Party people doubt Clark can successfully run for president, but already there is DNC spinning that Clark is almost assuredly a natural “short list” leader for Vice President and will be talked up constantly for a high profile role in any Democratic White House.

Even with snow tumbling down in Washington on Sunday morning, campaign advisers for Sen. John Kerry and Rep. Dick Gephardt were looking for ways to get Clark speaking about the security issues and failings of the Bush team under their banners. But Clark most likely won’t allow himself to be used as a pawn.

He’s already spoken extensively to former President Clinton about how to play the political game, and he didn’t get to his position in the military without knowing how to play that game well, already.

Rather, Clark will most likely begin appearing in Washington and elsewhere at the behest of the Democratic leadership in the House and Senate and on behalf of the DNC at appropriate events where his expertise seems a natural fit.

“We have to use him carefully,” says the DNC source. “We don’t want him to appear too politically ambitious, too political. If he sticks his neck out too far, the American people might view him as simply another politician. We can’t afford that if we want him to help us in 2004.”

HEINZ CATCHUP
Even some Democrats are razzing Sen. John Kerry about his wife’s decision to go by Teresa Heinz Kerry, even though she has never legally changed her name. The widow of former Pennsylvania Sen. John Heinz has always gone by Teresa Heinz, and has never used Kerry’s name.

“It’s kind of like Hillary Clinton, isn’t it?” said one Democratic leadership staffer. “Didn’t she not use Clinton’s name for a while, then tacked it on because it was politically necessary?” (Who can remember? Who cares? But someone did once author a valentine to her entitled The Seduction of Hillary Rodham.)

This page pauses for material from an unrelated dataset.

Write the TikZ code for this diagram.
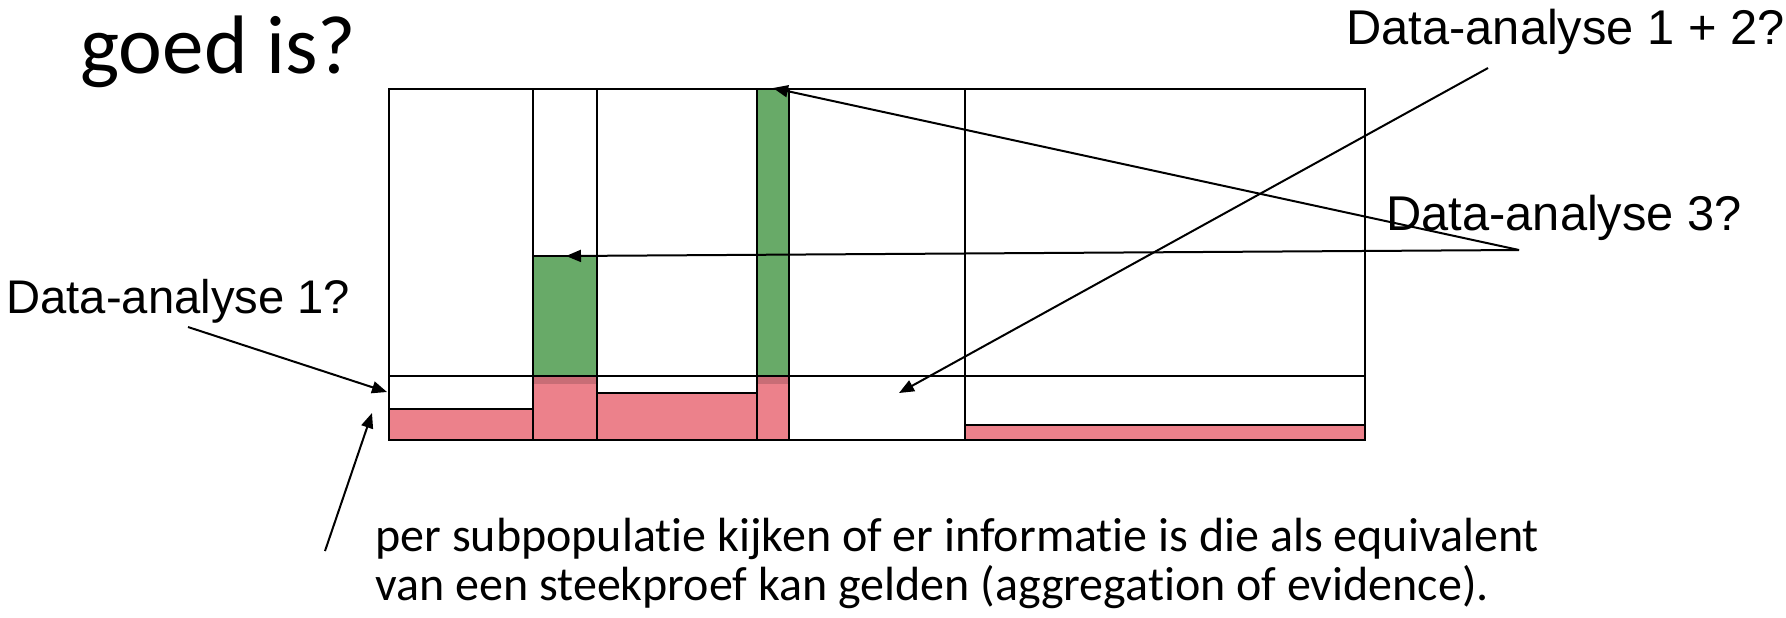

Kerry people are shooting back that other Democratic spouses have done similar things for political reasons. A Kerry staffer pointed the Prowler to John Edwards’s wife, who used her maiden name for a number of years. But Elizabeth Edwards was a practicing attorney in her own right, and she changed to her married name after the death of the couple’s older son, and well before Edwards decided to enter the political arena. One thing is for sure, though. Be it Teresa Heinz or Teresa Heinz Kerry, you know she’ll never go by Terry Kerry.